▸ Information given:
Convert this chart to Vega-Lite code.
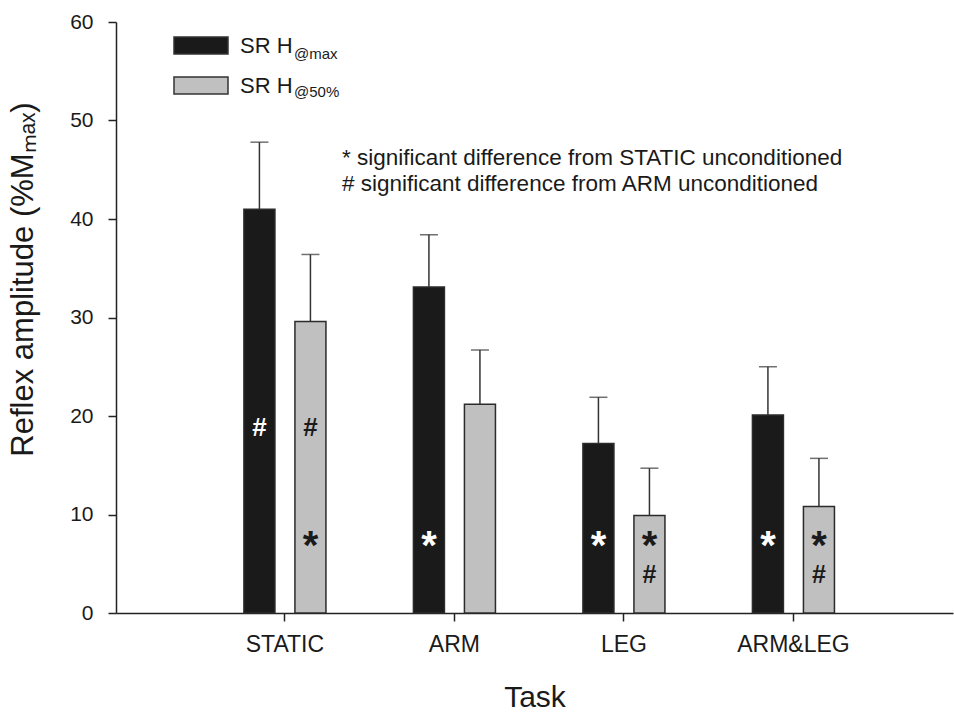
{
  "$schema": "https://vega.github.io/schema/vega-lite/v6.json",
  "width": 837,
  "height": 591,
  "autosize": {"type": "none"},
  "padding": {"left": 116, "top": 22, "right": 1, "bottom": 100},
  "background": "white",
  "config": {
    "view": {"stroke": null},
    "font": "Liberation Sans",
    "axis": {
      "domainColor": "#222222",
      "domainWidth": 1.5,
      "tickColor": "#222222",
      "tickWidth": 1.5,
      "tickSize": 8,
      "labelColor": "#1a1a1a",
      "labelFont": "Liberation Sans",
      "titleFont": "Liberation Sans",
      "titleColor": "#1a1a1a",
      "titleFontWeight": "normal",
      "grid": false
    }
  },
  "data": {
    "values": [
      {"task": "STATIC", "series": "SR H@max", "sub": "@max", "value": 41.0, "upper": 47.8, "star": "", "hashHi": "#", "hashLo": ""},
      {"task": "STATIC", "series": "SR H@50%", "sub": "@50%", "value": 29.6, "upper": 36.4, "star": "*", "hashHi": "#", "hashLo": ""},
      {"task": "ARM", "series": "SR H@max", "sub": "@max", "value": 33.1, "upper": 38.4, "star": "*", "hashHi": "", "hashLo": ""},
      {"task": "ARM", "series": "SR H@50%", "sub": "@50%", "value": 21.2, "upper": 26.7, "star": "", "hashHi": "", "hashLo": ""},
      {"task": "LEG", "series": "SR H@max", "sub": "@max", "value": 17.2, "upper": 21.9, "star": "*", "hashHi": "", "hashLo": ""},
      {"task": "LEG", "series": "SR H@50%", "sub": "@50%", "value": 9.9, "upper": 14.7, "star": "*", "hashHi": "", "hashLo": "#"},
      {"task": "ARM&LEG", "series": "SR H@max", "sub": "@max", "value": 20.1, "upper": 25.0, "star": "*", "hashHi": "", "hashLo": ""},
      {"task": "ARM&LEG", "series": "SR H@50%", "sub": "@50%", "value": 10.8, "upper": 15.7, "star": "*", "hashHi": "", "hashLo": "#"}
    ]
  },
  "encoding": {
    "x": {
      "field": "task",
      "type": "nominal",
      "sort": ["STATIC", "ARM", "LEG", "ARM&LEG"],
      "scale": {"domain": ["STATIC", "ARM", "LEG", "ARM&LEG"], "paddingInner": 0.516, "paddingOuter": 0.727, "align": 0.519},
      "axis": {
        "title": "Task",
        "labelAngle": 0,
        "labelFontSize": 23,
        "labelPadding": 12,
        "titleFontSize": 30,
        "titleBaseline": "alphabetic",
        "titleY": 93
      }
    },
    "xOffset": {
      "field": "series",
      "type": "nominal",
      "scale": {"domain": ["SR H@max", "SR H@50%"], "paddingInner": 0.392, "paddingOuter": 0}
    }
  },
  "layer": [
    {
      "mark": {"type": "bar", "stroke": "#2b2b2b"},
      "encoding": {
        "y": {
          "field": "value",
          "type": "quantitative",
          "scale": {"domain": [0, 60], "nice": false},
          "axis": {
            "title": "Reflex amplitude (%Mₘₐₓ)",
            "values": [0, 10, 20, 30, 40, 50, 60],
            "labelFontSize": 21,
            "labelPadding": 15,
            "titleFontSize": 31,
            "titleBaseline": "alphabetic",
            "titleX": -84,
            "titleY": 257
          }
        },
        "fill": {
          "field": "series",
          "type": "nominal",
          "scale": {"domain": ["SR H@max", "SR H@50%"], "range": ["#1a1a1a", "#c0c0c0"]},
          "legend": {
            "orient": "none",
            "legendX": 57,
            "legendY": -4.5,
            "title": null,
            "padding": 0,
            "symbolType": "M-1,-0.315H1V0.315H-1Z",
            "symbolSize": 2916,
            "symbolStrokeColor": "#333333",
            "symbolStrokeWidth": 1.5,
            "labelFontSize": 22,
            "labelColor": "#1a1a1a",
            "labelExpr": "'SR H'",
            "labelOffset": 11,
            "rowPadding": -2.5
          }
        },
        "strokeWidth": {
          "field": "sub",
          "type": "nominal",
          "scale": {"domain": ["@max", "@50%"], "range": [1.5, 1.5]},
          "legend": {
            "orient": "none",
            "legendX": 163,
            "legendY": 24,
            "title": null,
            "padding": 0,
            "symbolType": "circle",
            "symbolSize": 1,
            "symbolOpacity": 0,
            "symbolStrokeWidth": 0,
            "labelFontSize": 15,
            "labelColor": "#1a1a1a",
            "labelOffset": 0,
            "rowPadding": 22
          }
        }
      }
    },
    {
      "mark": {"type": "rule", "color": "#333333", "strokeWidth": 1.5},
      "encoding": {
        "y": {"field": "value", "type": "quantitative"},
        "y2": {"field": "upper"}
      }
    },
    {
      "mark": {"type": "tick", "color": "#333333", "size": 18, "thickness": 1.5},
      "encoding": {
        "y": {"field": "upper", "type": "quantitative"}
      }
    },
    {
      "mark": {"type": "text", "fontSize": 40, "fontWeight": "bold", "baseline": "alphabetic", "align": "center"},
      "encoding": {
        "y": {"datum": 5.5, "type": "quantitative"},
        "text": {"field": "star"},
        "fill": {"condition": {"test": "datum.series === 'SR H@max'", "value": "white"}, "value": "#1a1a1a"}
      }
    },
    {
      "mark": {"type": "text", "fontSize": 26, "fontWeight": "bold", "baseline": "alphabetic", "align": "center"},
      "encoding": {
        "y": {"datum": 18.0, "type": "quantitative"},
        "text": {"field": "hashHi"},
        "fill": {"condition": {"test": "datum.series === 'SR H@max'", "value": "white"}, "value": "#1a1a1a"}
      }
    },
    {
      "mark": {"type": "text", "fontSize": 25, "fontWeight": "bold", "baseline": "alphabetic", "align": "center"},
      "encoding": {
        "y": {"datum": 3.0, "type": "quantitative"},
        "text": {"field": "hashLo"},
        "fill": {"condition": {"test": "datum.series === 'SR H@max'", "value": "white"}, "value": "#1a1a1a"}
      }
    },
    {
      "data": {"values": [{"note": "legend"}]},
      "mark": {"type": "text", "fontSize": 22.5, "align": "left", "baseline": "alphabetic", "lineHeight": 26, "dx": 57, "color": "#1a1a1a"},
      "encoding": {
        "x": {"datum": "STATIC"},
        "xOffset": null,
        "y": {"datum": 45.5, "type": "quantitative"},
        "text": {"value": ["* significant difference from STATIC unconditioned", "# significant difference from ARM unconditioned"]}
      }
    }
  ]
}
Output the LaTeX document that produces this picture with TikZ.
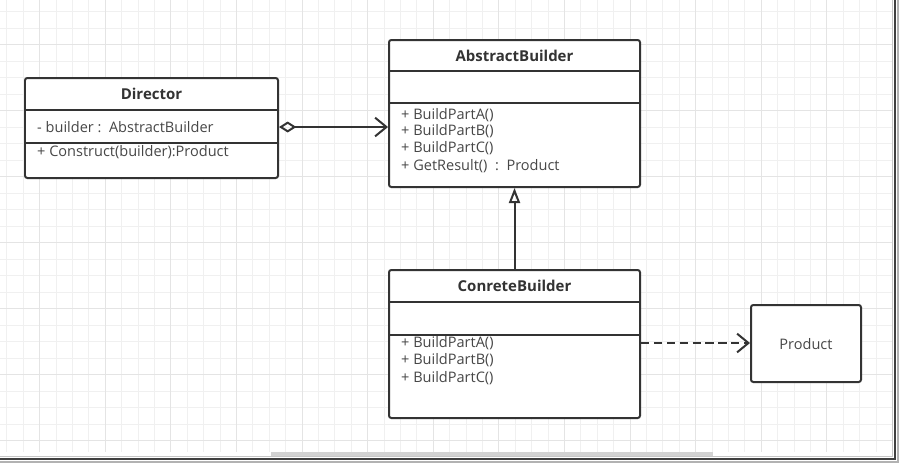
\documentclass[tikz,border=0pt]{standalone}
\usepackage{fontspec}
\setmainfont{Open Sans}
\usepackage{tikz}
\usetikzlibrary{shapes,arrows.meta}
\usepackage{xcolor}
\definecolor{umlline}{HTML}{333333}
\definecolor{umltext}{HTML}{474747}
\definecolor{gridminor}{HTML}{F0F0F0}
\definecolor{gridmajor}{HTML}{E4E4E4}

\begin{document}
\begin{tikzpicture}[x=0.03cm,y=-0.03cm,
    font=\fontsize{12.4}{14}\selectfont,
    classbox/.style={draw=umlline, line width=1.7pt, rounded corners=2pt, fill=white, inner sep=0pt},
    classname/.style={font=\fontsize{12.8}{14}\selectfont\bfseries, text=umlline},
    member/.style={anchor=west, text=umltext, inner sep=0pt},
    sepline/.style={draw=umlline, line width=1.7pt},
    aggr/.style={draw=umlline, line width=1.7pt, {Diamond[open,length=0.52cm,width=0.33cm]}-{Straight Barb[length=0.34cm,width=0.56cm]}},
    inherit/.style={draw=umlline, line width=1.7pt, -{Triangle[open,length=0.45cm,width=0.33cm]}},
    depend/.style={draw=umlline, line width=1.7pt, dash pattern=on 7pt off 4pt, -{Straight Barb[length=0.34cm,width=0.56cm]}}]
  % Sizes
  \pgfmathsetmacro{\px}{0.03}
  \useasboundingbox (0,0) rectangle (900,463);

  % grid
  \foreach \gx in {6.7,23.1,...,890} \draw[gridminor, line width=0.6pt] (\gx,0) -- (\gx,452);
  \foreach \gy in {11.7,28.2,...,450} \draw[gridminor, line width=0.6pt] (0,\gy) -- (892,\gy);
  \foreach \gx in {39.5,105.1,...,890} \draw[gridmajor, line width=0.6pt] (\gx,0) -- (\gx,452);
  \foreach \gy in {44.7,110.7,...,450} \draw[gridmajor, line width=0.6pt] (0,\gy) -- (892,\gy);

  % window frame
  \fill[gray!35] (271,452) rectangle (713,456);
  \draw[gray!45, line width=0.8pt] (892.5,0) -- (892.5,456.5) -- (0,456.5);
  \draw[black!75, line width=1.6pt] (895,0) -- (895,459) -- (0,459);
  \draw[gray!60, line width=1.2pt] (898,0) -- (898,462) -- (0,462);

  % classes
  \node[classbox, minimum width=253*\px cm, minimum height=100*\px cm] (dir) at (151.5,128) {};
  \node[classbox, minimum width=251*\px cm, minimum height=147*\px cm] (ab) at (514.5,113.5) {};
  \node[classbox, minimum width=251*\px cm, minimum height=148*\px cm] (cb) at (514.5,344) {};
  \node[classbox, minimum width=110*\px cm, minimum height=77*\px cm] (prod) at (806,343.5) {};

  % compartments
  \draw[sepline] (dir.west |- 0,110) -- (dir.east |- 0,110);
  \draw[sepline] (dir.west |- 0,143) -- (dir.east |- 0,143);
  \draw[sepline] (ab.west |- 0,71) -- (ab.east |- 0,71);
  \draw[sepline] (ab.west |- 0,103) -- (ab.east |- 0,103);
  \draw[sepline] (cb.west |- 0,302) -- (cb.east |- 0,302);
  \draw[sepline] (cb.west |- 0,335) -- (cb.east |- 0,335);

  % texts
  \node[classname] (dirname) at (151.5,94) {Director};
  \node[member] (dirattr) at (37,127) {- builder :\ \ AbstractBuilder};
  \node[member] (dirop) at (37,152) {+ Construct(builder):Product};

  \node[classname] (abname) at (514.5,56) {AbstractBuilder};
  \node[member] (abA) at (401,115) {+ BuildPartA()};
  \node[member] (abB) at (401,131.5) {+ BuildPartB()};
  \node[member] (abC) at (401,148.5) {+ BuildPartC()};
  \node[member] (abR) at (401,166) {+ GetResult()\ \ :\ \ Product};

  \node[classname] (cbname) at (514.5,286) {ConreteBuilder};
  \node[member] (cbA) at (401,343) {+ BuildPartA()};
  \node[member] (cbB) at (401,360.5) {+ BuildPartB()};
  \node[member] (cbC) at (401,378) {+ BuildPartC()};

  \node[text=umltext] (prodname) at (806,344) {Product};

  % draw connections
  \draw[aggr] (dir.east |- dirattr) -- (ab.west |- dirattr);
  \draw[inherit] (cb.north) -- (ab.south);
  \draw[depend] (cb.east |- cbA) -- (prod.west |- cbA);
\end{tikzpicture}
\end{document}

▸ Stated problem: Scan the lines for the string "this". Copy out each line that matches.

▸ Written solution:
Convert this chart to Vega-Lite code.
Output the LaTeX document that produces this picture with TikZ.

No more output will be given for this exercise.